Every line of the material is to be quoted verbatim, minus the pictures.

═══ Records supplied

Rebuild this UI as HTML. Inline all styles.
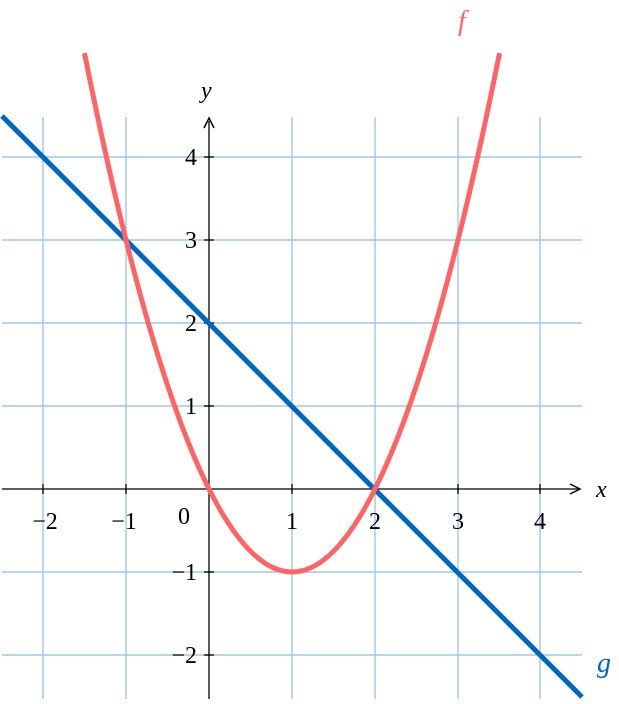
<!DOCTYPE html>
<html><head><meta charset="utf-8"><style>html,body{margin:0;padding:0;background:#fff}</style></head>
<body>
<svg width="619" height="699" viewBox="0 0 619 699" xmlns="http://www.w3.org/2000/svg" font-family="Liberation Serif, serif" font-size="24">
<g stroke="#9cc8ea" stroke-width="1.4">
<line x1="43" y1="117" x2="43" y2="699"/><line x1="126" y1="117" x2="126" y2="699"/>
<line x1="292" y1="117" x2="292" y2="699"/><line x1="375" y1="117" x2="375" y2="699"/>
<line x1="458" y1="117" x2="458" y2="699"/><line x1="540" y1="117" x2="540" y2="699"/>
<line x1="2" y1="157" x2="582" y2="157"/><line x1="2" y1="240" x2="582" y2="240"/>
<line x1="2" y1="323" x2="582" y2="323"/><line x1="2" y1="406" x2="582" y2="406"/>
<line x1="2" y1="572" x2="582" y2="572"/><line x1="2" y1="655" x2="582" y2="655"/>
</g>
<g stroke="#000" stroke-width="1.3" fill="none">
<line x1="2" y1="489" x2="578" y2="489"/><line x1="209" y1="699" x2="209" y2="121"/>
<path d="M570,484 L580,489 L570,494" stroke-width="1.5"/>
<path d="M204,128 L209,118 L214,128" stroke-width="1.5"/>
<g>
<line x1="43" y1="484" x2="43" y2="494"/><line x1="126" y1="484" x2="126" y2="494"/>
<line x1="292" y1="484" x2="292" y2="494"/><line x1="375" y1="484" x2="375" y2="494"/>
<line x1="458" y1="484" x2="458" y2="494"/><line x1="540" y1="484" x2="540" y2="494"/>
<line x1="204" y1="157" x2="214" y2="157"/><line x1="204" y1="240" x2="214" y2="240"/>
<line x1="204" y1="323" x2="214" y2="323"/><line x1="204" y1="406" x2="214" y2="406"/>
<line x1="204" y1="572" x2="214" y2="572"/><line x1="204" y1="655" x2="214" y2="655"/>
</g></g>
<polyline fill="none" stroke="#0066c4" stroke-width="5" points="2,116 582,697"/>
<path fill="none" stroke="#ff6464" stroke-width="5" d="M84.5,53.25 Q292,1090.75 499.5,53.25"/>
<g text-anchor="middle">
<text x="45" y="529">−2</text><text x="124" y="529">−1</text>
<text x="292" y="529">1</text><text x="375" y="529">2</text>
<text x="458" y="529">3</text><text x="540" y="529">4</text>
<text x="184" y="524">0</text>
</g>
<g text-anchor="end">
<text x="197" y="165">4</text><text x="197" y="248">3</text>
<text x="197" y="331">2</text><text x="197" y="414">1</text>
<text x="197" y="580">−1</text><text x="197" y="663">−2</text>
</g>
<text x="596" y="497" font-style="italic">x</text>
<text x="201" y="98" font-style="italic">y</text>
<text x="458" y="30" font-style="italic" fill="#ff6464" font-size="28">f</text>
<text x="597" y="672" font-style="italic" fill="#0066c4" font-size="28">g</text>
</svg>
</body></html>
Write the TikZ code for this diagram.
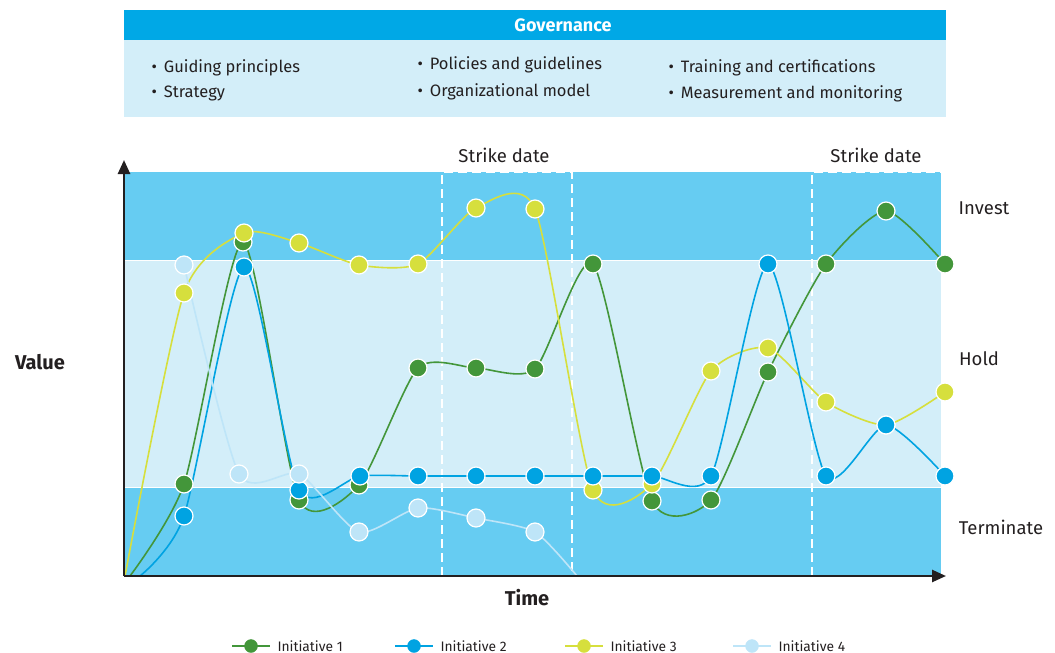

══════

* Task result *
Rebuild this UI as HTML. Inline all styles.
<!DOCTYPE html>
<html><head><meta charset="utf-8"><style>html,body{margin:0;padding:0;background:#fff}</style></head>
<body>
<svg width="619" height="699" viewBox="0 0 619 699" xmlns="http://www.w3.org/2000/svg" font-family="Liberation Serif, serif" font-size="24">
<g stroke="#9cc8ea" stroke-width="1.4">
<line x1="43" y1="117" x2="43" y2="699"/><line x1="126" y1="117" x2="126" y2="699"/>
<line x1="292" y1="117" x2="292" y2="699"/><line x1="375" y1="117" x2="375" y2="699"/>
<line x1="458" y1="117" x2="458" y2="699"/><line x1="540" y1="117" x2="540" y2="699"/>
<line x1="2" y1="157" x2="582" y2="157"/><line x1="2" y1="240" x2="582" y2="240"/>
<line x1="2" y1="323" x2="582" y2="323"/><line x1="2" y1="406" x2="582" y2="406"/>
<line x1="2" y1="572" x2="582" y2="572"/><line x1="2" y1="655" x2="582" y2="655"/>
</g>
<g stroke="#000" stroke-width="1.3" fill="none">
<line x1="2" y1="489" x2="578" y2="489"/><line x1="209" y1="699" x2="209" y2="121"/>
<path d="M570,484 L580,489 L570,494" stroke-width="1.5"/>
<path d="M204,128 L209,118 L214,128" stroke-width="1.5"/>
<g>
<line x1="43" y1="484" x2="43" y2="494"/><line x1="126" y1="484" x2="126" y2="494"/>
<line x1="292" y1="484" x2="292" y2="494"/><line x1="375" y1="484" x2="375" y2="494"/>
<line x1="458" y1="484" x2="458" y2="494"/><line x1="540" y1="484" x2="540" y2="494"/>
<line x1="204" y1="157" x2="214" y2="157"/><line x1="204" y1="240" x2="214" y2="240"/>
<line x1="204" y1="323" x2="214" y2="323"/><line x1="204" y1="406" x2="214" y2="406"/>
<line x1="204" y1="572" x2="214" y2="572"/><line x1="204" y1="655" x2="214" y2="655"/>
</g></g>
<polyline fill="none" stroke="#0066c4" stroke-width="5" points="2,116 582,697"/>
<path fill="none" stroke="#ff6464" stroke-width="5" d="M84.5,53.25 Q292,1090.75 499.5,53.25"/>
<g text-anchor="middle">
<text x="45" y="529">−2</text><text x="124" y="529">−1</text>
<text x="292" y="529">1</text><text x="375" y="529">2</text>
<text x="458" y="529">3</text><text x="540" y="529">4</text>
<text x="184" y="524">0</text>
</g>
<g text-anchor="end">
<text x="197" y="165">4</text><text x="197" y="248">3</text>
<text x="197" y="331">2</text><text x="197" y="414">1</text>
<text x="197" y="580">−1</text><text x="197" y="663">−2</text>
</g>
<text x="596" y="497" font-style="italic">x</text>
<text x="201" y="98" font-style="italic">y</text>
<text x="458" y="30" font-style="italic" fill="#ff6464" font-size="28">f</text>
<text x="597" y="672" font-style="italic" fill="#0066c4" font-size="28">g</text>
</svg>
</body></html>
Write the TikZ code for this diagram.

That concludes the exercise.